Anti-Semitism and Islamophobia

  • Given the rise in xenophobic hate crimes against Muslims and Jews since the Brexit referendum, it is important to recognise xenophobic hate with defined terms, where the xenophobia extends beyond intrinsic characteristics. It is important so that the public becomes aware that hatred based on different cultures is unacceptable, and that it is recognised as wrong to attribute beliefs or prejudices to people born into heterogenous religions, and where people identify with religions’ beliefs and cultures to their own individual varying degrees.
  • The International Holocaust Remembrance Alliance (IHRA) has published a ‘working’ definition of anti-Semitism.  According to the author of the definition in his testimony before the US Congress (Kenneth Stern,  2017, pp 7-10), the definition was devised to standardise data collection of the incidence of anti-Semitism. It was not devised to police, to chill academic freedom or political speech. Yet this is what it will do if it is used to police.
  • Geoffrey Robertson QC has stated that the working definition “is imprecise, confusing and open to misinterpretation and even manipulation. It does not cover some insidious forms of anti-Semitism.”
  • While adopting institutions caveat their adoption of the definition that it is not anti-Semitic to criticise the Government of Israel without additional evidence to suggest anti-Semitic intent, and that it is not anti-Semitic to hold the Israeli government to the same standard as other democracies, the caveats do not make it clear that a couple of the IHRA’s examples can be constructed to over-reach and censor political speech and academic freedom when used to police.
  • The All Party Parliamentary Group on Kashmir and All Party Parliamentary Group on British Muslims is now using the IHRA template definition of anti-Semitism to define Islamophobia. The definition suffers similar and additional problems.
  • The following are dangerous problems that the definitions and their accompanying examples beget:
    • To the extent that the concept of ‘race’ is a legitimate one, Islam is not a race.
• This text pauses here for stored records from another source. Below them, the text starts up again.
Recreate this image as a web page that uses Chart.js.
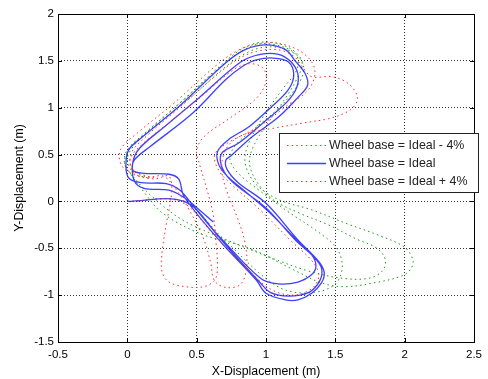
<!DOCTYPE html>
<html>
<head>
<meta charset="utf-8">
<script src="https://cdn.jsdelivr.net/npm/chart.js@4.4.1/dist/chart.umd.min.js"></script>
<style>
  html, body { margin: 0; padding: 0; background: #fff; }
  #wrap { width: 488px; height: 379px; position: relative; }
</style>
</head>
<body>
<div id="wrap"><canvas id="c" width="488" height="379"></canvas></div>
<script>
// Axis ticks
const xTickValues = [-0.5, 0, 0.5, 1, 1.5, 2, 2.5];
const xTickLabels = ['-0.5', '0', '0.5', '1', '1.5', '2', '2.5'];
const yTickValues = [-1.5, -1, -0.5, 0, 0.5, 1, 1.5, 2];
const yTickLabels = ['-1.5', '-1', '-0.5', '0', '0.5', '1', '1.5', '2'];

const seriesLabels = ['Wheel base = Ideal - 4%', 'Wheel base = Ideal', 'Wheel base = Ideal + 4%'];

// Wheel base = Ideal - 4% (m)
const redX = [0, 0.38,
  0.62, 0.92, 1.05, 1.20, 1.33, 1.38, 1.34, 1.18, 0.95, 0.76, 0.66, 0.63, 0.72, 0.95, 1.14, 1.31, 1.35, 1.25, 1.07, 0.90, 0.76, 0.60, 0.33, 0.08, -0.05, -0.04, 0.06, 0.20, 0.30, 0.32,
  0.28, 0.25, 0.25, 0.30, 0.42, 0.55, 0.63, 0.65, 0.64, 0.62, 0.57, 0.52, 0.50, 0.56, 0.75, 0.93, 1.00, 0.98, 0.88, 0.76, 0.55, 0.30, 0.10, 0.02, 0.05, 0.15, 0.26, 0.34,
  0.45, 0.55, 0.60, 0.63, 0.72, 0.82, 0.86, 0.85, 0.80, 0.72, 0.68, 0.72, 0.85, 1.05, 1.28, 1.47, 1.61, 1.66, 1.60, 1.48, 1.33, 1.27, 1.20, 1.08, 0.93, 0.80, 0.62, 0.36, 0.14, 0.03, 0.03, 0.12, 0.22];
const redY = [0, 0,
  -0.35, -0.80, -0.95, -1.00, -0.93, -0.80, -0.65, -0.42, -0.08, 0.17, 0.33, 0.50, 0.62, 0.80, 1.01, 1.20, 1.42, 1.60, 1.69, 1.67, 1.58, 1.40, 1.04, 0.74, 0.55, 0.38, 0.28, 0.24, 0.27, 0.10,
  -0.25, -0.55, -0.75, -0.86, -0.91, -0.91, -0.84, -0.70, -0.45, -0.15, 0.15, 0.40, 0.55, 0.70, 0.90, 1.10, 1.28, 1.42, 1.47, 1.40, 1.14, 0.84, 0.60, 0.45, 0.32, 0.26, 0.27, 0.15,
  -0.10, -0.40, -0.65, -0.85, -0.92, -0.88, -0.70, -0.45, -0.20, 0.10, 0.35, 0.58, 0.72, 0.78, 0.84, 0.89, 0.98, 1.10, 1.25, 1.33, 1.33, 1.42, 1.55, 1.62, 1.60, 1.52, 1.32, 0.98, 0.70, 0.52, 0.36, 0.28, 0.25];

// Wheel base = Ideal (m)
const blueX = [0, 0.41,
  0.66, 0.96, 1.09, 1.23, 1.33, 1.36, 1.33, 1.20, 1.02, 0.84, 0.72, 0.66, 0.65, 0.73, 0.88, 1.04, 1.16, 1.20, 1.16, 1.05, 0.93, 0.84, 0.71, 0.47, 0.16, 0.05, 0.04, 0.12, 0.30, 0.37, 0.41,
  0.66, 0.93, 1.00, 1.14, 1.23, 1.33, 1.40, 1.42, 1.38, 1.23, 1.00, 0.80, 0.72, 0.71, 0.75, 0.90, 1.09, 1.23, 1.30, 1.28, 1.21, 1.14, 1.00, 0.85, 0.71, 0.37, 0.11, 0.01, -0.01, 0.01, 0.10, 0.28, 0.38, 0.46,
  0.73, 0.96, 1.03, 1.16, 1.31, 1.39, 1.40, 1.35, 1.21, 1.00, 0.78, 0.70, 0.67, 0.69, 0.80, 0.98, 1.15, 1.22, 1.23, 1.18, 1.09, 0.96, 0.82, 0.52, 0.27, 0.09, 0.04, 0.05, 0.12, 0.30, 0.40, 0.48, 0.62];
const blueY = [0, 0,
  -0.37, -0.82, -0.88, -0.86, -0.78, -0.69, -0.57, -0.38, -0.11, 0.12, 0.27, 0.39, 0.53, 0.66, 0.80, 1.01, 1.19, 1.35, 1.49, 1.53, 1.51, 1.45, 1.30, 0.94, 0.58, 0.44, 0.33, 0.30, 0.29, 0.24, 0.05,
  -0.41, -0.84, -0.98, -1.05, -1.05, -0.98, -0.87, -0.76, -0.64, -0.41, -0.02, 0.20, 0.34, 0.44, 0.49, 0.69, 0.90, 1.11, 1.24, 1.37, 1.50, 1.62, 1.67, 1.62, 1.48, 1.01, 0.69, 0.55, 0.39, 0.25, 0.20, 0.19, 0.12, -0.02,
  -0.50, -0.87, -0.97, -1.01, -0.97, -0.84, -0.71, -0.60, -0.41, -0.07, 0.18, 0.31, 0.44, 0.53, 0.62, 0.84, 1.06, 1.21, 1.36, 1.49, 1.57, 1.57, 1.49, 1.11, 0.80, 0.57, 0.42, 0.22, 0.14, 0.12, 0.05, -0.04, -0.22];

// Wheel base = Ideal + 4% (m)
const greenX = [0, 0.40,
  0.68, 0.98, 1.15, 1.35, 1.50, 1.55, 1.51, 1.38, 1.15, 0.95, 0.80, 0.74, 0.78, 0.92, 1.08, 1.20, 1.27, 1.24, 1.12, 0.97, 0.83, 0.68, 0.40, 0.14, 0.02, -0.02, 0.03,
  0.12, 0.25, 0.52, 0.88, 1.20, 1.40, 1.57, 1.81, 1.97, 2.04, 2.06, 2.00, 1.81, 1.57, 1.33, 1.09, 0.93, 0.86, 0.85, 0.90, 1.00, 1.12, 1.22, 1.22, 1.10, 0.95, 0.82, 0.66, 0.38, 0.12, 0.00, -0.02, 0.05,
  0.18, 0.40, 0.70, 1.00, 1.30, 1.55, 1.74, 1.84, 1.86, 1.80, 1.65, 1.45, 1.25, 1.05, 0.93, 0.88, 0.92, 1.02, 1.13, 1.22, 1.26, 1.18, 1.03, 0.88, 0.72, 0.45, 0.18, 0.05, 0.00, 0.05, 0.15];
const greenY = [0, 0,
  -0.38, -0.80, -0.95, -0.97, -0.88, -0.70, -0.50, -0.33, -0.10, 0.12, 0.30, 0.45, 0.60, 0.78, 0.98, 1.18, 1.38, 1.55, 1.67, 1.70, 1.63, 1.46, 1.08, 0.74, 0.57, 0.42, 0.28,
  0.10, -0.12, -0.34, -0.50, -0.73, -0.87, -0.91, -0.86, -0.80, -0.73, -0.63, -0.49, -0.36, -0.23, -0.09, 0.02, 0.18, 0.35, 0.50, 0.70, 0.95, 1.20, 1.40, 1.56, 1.66, 1.68, 1.60, 1.42, 1.05, 0.72, 0.55, 0.40, 0.25,
  0.05, -0.20, -0.40, -0.58, -0.74, -0.82, -0.82, -0.74, -0.62, -0.50, -0.40, -0.25, -0.13, 0.02, 0.22, 0.42, 0.62, 0.85, 1.08, 1.30, 1.48, 1.60, 1.65, 1.60, 1.45, 1.10, 0.78, 0.60, 0.45, 0.30, 0.25];

const toPoints = (xs, ys) => xs.map((x, i) => ({ x: x, y: ys[i] }));

const FONT_FAMILY = '"Liberation Sans", Arial, Helvetica, sans-serif';
const TICK_FONT = { family: FONT_FAMILY, size: 11.5 };
const TITLE_FONT = { family: FONT_FAMILY, size: 12.3 };
const LEGEND_SIZE = 12.4;

// Axes box with inward tick marks, drawn over the traces
const boxPlugin = {
  id: 'axesBox',
  afterDatasetsDraw(chart) {
    const { ctx, chartArea: a, scales } = chart;
    ctx.save();
    ctx.strokeStyle = '#000';
    ctx.lineWidth = 1;
    ctx.setLineDash([]);
    ctx.strokeRect(Math.round(a.left) + 0.5, Math.round(a.top) + 0.5,
                   Math.round(a.right - a.left), Math.round(a.bottom - a.top));
    const len = 4;
    ctx.beginPath();
    xTickValues.forEach(v => {
      const px = Math.round(scales.x.getPixelForValue(v)) + 0.5;
      ctx.moveTo(px, a.bottom); ctx.lineTo(px, a.bottom - len);
      ctx.moveTo(px, a.top); ctx.lineTo(px, a.top + len);
    });
    yTickValues.forEach(v => {
      const py = Math.round(scales.y.getPixelForValue(v)) + 0.5;
      ctx.moveTo(a.left, py); ctx.lineTo(a.left + len, py);
      ctx.moveTo(a.right, py); ctx.lineTo(a.right - len, py);
    });
    ctx.stroke();
    ctx.restore();
  }
};

// Boxed legend in the right half of the plot
const legendPlugin = {
  id: 'boxedLegend',
  afterDraw(chart) {
    const { ctx } = chart;
    const bx = 279, by = 133, bw = 199, bh = 59;
    ctx.save();
    ctx.fillStyle = '#fff';
    ctx.fillRect(bx, by, bw, bh);
    ctx.strokeStyle = '#222';
    ctx.lineWidth = 1;
    ctx.setLineDash([]);
    ctx.strokeRect(bx + 0.5, by + 0.5, bw, bh);
    ctx.font = LEGEND_SIZE + 'px ' + FONT_FAMILY;
    ctx.textBaseline = 'middle';
    ctx.textAlign = 'left';
    chart.data.datasets.forEach((ds, i) => {
      const y = 145.5 + i * 18;
      ctx.beginPath();
      ctx.strokeStyle = ds.borderColor;
      ctx.lineWidth = ds.borderWidth;
      ctx.setLineDash(ds.borderDash || []);
      ctx.moveTo(287, y);
      ctx.lineTo(326, y);
      ctx.stroke();
      ctx.setLineDash([]);
      ctx.fillStyle = '#222';
      ctx.fillText(ds.label, 329, y);
    });
    ctx.restore();
  }
};

const gridOpts = { color: 'rgba(0,0,0,0.8)', lineWidth: 1, drawTicks: false };

new Chart(document.getElementById('c'), {
  type: 'scatter',
  data: {
    datasets: [
      { label: seriesLabels[0], data: toPoints(redX, redY), showLine: true,
        borderColor: '#ff2a2a', borderWidth: 1, borderDash: [1.5, 3.2], tension: 0.35 },
      { label: seriesLabels[1], data: toPoints(blueX, blueY), showLine: true,
        borderColor: 'rgba(30,30,255,0.85)', borderWidth: 1.3, tension: 0.35 },
      { label: seriesLabels[2], data: toPoints(greenX, greenY), showLine: true,
        borderColor: '#149c14', borderWidth: 1, borderDash: [1.5, 3.2], tension: 0.35 }
    ]
  },
  options: {
    responsive: false,
    animation: false,
    devicePixelRatio: 1,
    layout: { padding: { left: 0, right: 12, top: 14, bottom: 0 } },
    elements: { point: { radius: 0, hoverRadius: 0 } },
    plugins: { legend: { display: false }, tooltip: { enabled: false } },
    scales: {
      x: {
        type: 'linear', min: -0.5, max: 2.5,
        afterFit(s) { s.height = 37; },
        afterBuildTicks(s) { s.ticks = xTickValues.map(v => ({ value: v })); },
        ticks: { callback: (v, i) => xTickLabels[i], font: TICK_FONT, color: '#000',
                 padding: 6, maxRotation: 0, autoSkip: false },
        grid: gridOpts,
        border: { display: false, dash: [1, 2] },
        title: { display: true, text: 'X-Displacement (m)', font: TITLE_FONT, color: '#000',
                 padding: { top: 0, bottom: 0 } }
      },
      y: {
        type: 'linear', min: -1.5, max: 2,
        afterFit(s) { s.width = 58; },
        afterBuildTicks(s) { s.ticks = yTickValues.map(v => ({ value: v })); },
        ticks: { callback: (v, i) => yTickLabels[i], font: TICK_FONT, color: '#000',
                 padding: 4, autoSkip: false },
        grid: gridOpts,
        border: { display: false, dash: [1, 2] },
        title: { display: true, text: 'Y-Displacement (m)', font: TITLE_FONT, color: '#000',
                 padding: { top: 12, bottom: 0 } }
      }
    }
  },
  plugins: [boxPlugin, legendPlugin]
});
</script>
</body>
</html>
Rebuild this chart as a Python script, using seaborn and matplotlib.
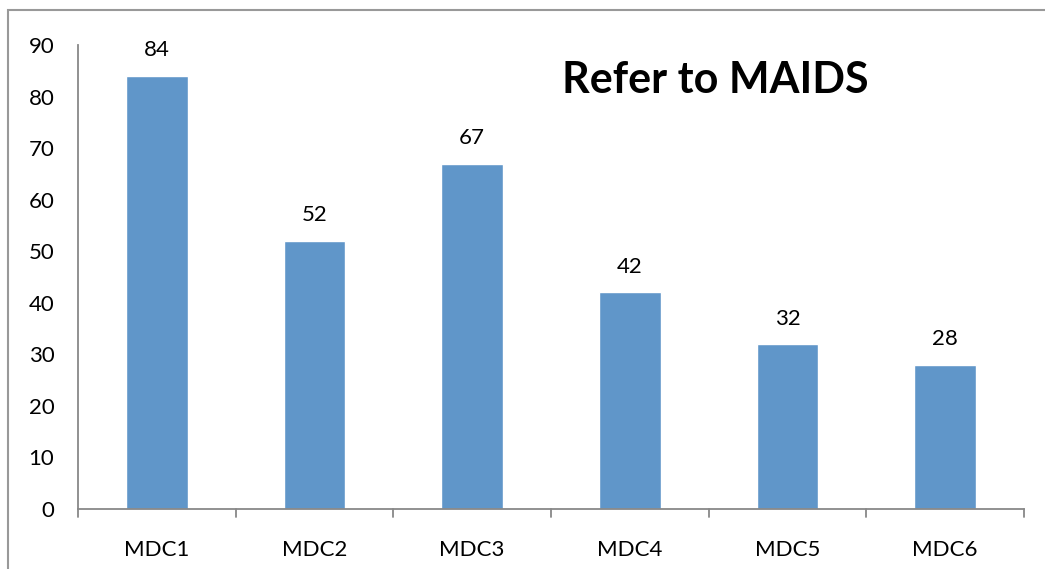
import matplotlib
matplotlib.use("Agg")
import matplotlib.pyplot as plt
import seaborn as sns
import pandas as pd
from matplotlib.patches import Rectangle

# Chart data
categories = ["MDC1", "MDC2", "MDC3", "MDC4", "MDC5", "MDC6"]
counts = [84, 52, 67, 42, 32, 28]
y_ticks = [0, 10, 20, 30, 40, 50, 60, 70, 80, 90]
title = "Refer to MAIDS"

df = pd.DataFrame({"cat": categories, "val": counts})

sns.set_style("white")
plt.rcParams["font.family"] = ["Lato", "DejaVu Sans"]
plt.rcParams["text.color"] = "black"

fig = plt.figure(figsize=(10.45, 5.69), dpi=100)
ax = fig.add_axes([78 / 1045, 1 - 509 / 569, (1024 - 78) / 1045, (509 - 45) / 569])

sns.barplot(data=df, x="cat", y="val", color="#6096C9", width=0.39,
            saturation=1, ax=ax)

# value labels above bars
for i, v in enumerate(counts):
    ax.text(i, v + 3, str(v), ha="center", va="bottom", fontsize=16,
            color="black")

ax.set_ylim(0, 90)
ax.set_xlim(-0.5, len(categories) - 0.5)
ax.set_yticks(y_ticks)
ax.set_xlabel("")
ax.set_ylabel("")
ax.tick_params(axis="both", labelsize=16, colors="#888888", labelcolor="black",
               length=7, width=1.3, direction="out")
ax.tick_params(axis="x", length=0, pad=22)
ax.tick_params(axis="y", pad=10)

# category boundary ticks on x axis
for b in range(len(categories) + 1):
    ax.plot([b - 0.5, b - 0.5], [0, -1.5], color="#888888", lw=1.3,
            clip_on=False)

for side in ["top", "right"]:
    ax.spines[side].set_visible(False)
for side in ["left", "bottom"]:
    ax.spines[side].set_color("#888888")
    ax.spines[side].set_linewidth(1.3)

ax.text(0.674, 0.925, title, transform=ax.transAxes, ha="center", va="center",
        fontsize=31, fontweight="bold", color="black")

# outer chart-area border (cropped on right and bottom)
fig.patches.append(Rectangle((8 / 1045, -0.05), 1.1, 1 - 10 / 569 + 0.05,
                             transform=fig.transFigure, fill=False,
                             edgecolor="#999999", lw=1.5))

fig.savefig("out.png", dpi=100)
Religion is not intrinsic. It could, however, become racist if person A attributes to person B born into a Muslim household beliefs simply because of what religious tradition person B was born into. Some Islamophobia may be racist, but it is wrong for the APPG definition to state that Islamophobia ‘is a type of racism’, because not all Islamophobia is necessarily racist.
    • IHRA example 6/APPG example 5 [Accusing Jewish/Muslim citizens of being more loyal to Israel/the Ummah, /or to their countries of origin, or to the alleged priorities of Jews/Muslims worldwide, than to the interests of their own nations]: It cannot be anti-Semitic/Islamophobic to state an opinion that nationals are more loyal to the interests of Israel/the Ummah than to their own nation, if their actions suggest that they probably are, as is the case with Shamima Begum. Rahm Emanuel, who has written that it is anti-Semitic to do this, decided to volunteer with the Israel Defence Force during the first Gulf War, rather than with the US armed forces. The example uses the word ‘accuses’. People should not in sensible and civilised discourse claim to know what is going on in the minds of others, but they should be able to question whether a person has dual loyalty.
    • IHRA example 7 [claiming that the existence of a State of Israel is a racist endeavor]: While the example refers to ‘a State of Israel’ rather than ‘the State of Israel’, again, the narrow distance could be used to freeze the critique that the State of Israel was a 20th century colonial enterprise, in the same way that the colonisation of the Americas, South Africa and Oceania were. 
    • APPG example 6: Denying Palestinians or Kashmiris a right to self-determination may not be based on Islamophobia.
      • Jawaharlal Nehru denied self-determination to Kashmiris at a time when doing so ensured the integrity of a new India’s borders. He was also Kashmiri himself, and would not have wanted to see his homeland carved out from the country which he led. The bulk of evidence suggests Nehru was not an Islamophobe. But the APPG definition of Islamophobia could be constructed to present Nehru as an Islamophobe. It would equivalise him to Narendra Modi. The definition obfuscates. It damages politics.

Recommendations:

  • Hate against Jews and against Muslims should be defined precisely and parsimoniously. The Oxford English Dictionary defines anti-Semitism as ‘Hostility to or prejudice against Jews’. However, Lexico.com (powered by Oxford University Press) goes further than ‘hostility to’ in its definition of ‘homophobia‘ as ‘Dislike of or prejudice against homosexual people’. Therefore, anti-Semitism and Islamophobia should be defined respectively as
    • ‘dislike of or prejudice against Jews’.
    • ‘dislike of or prejudice against Muslims’.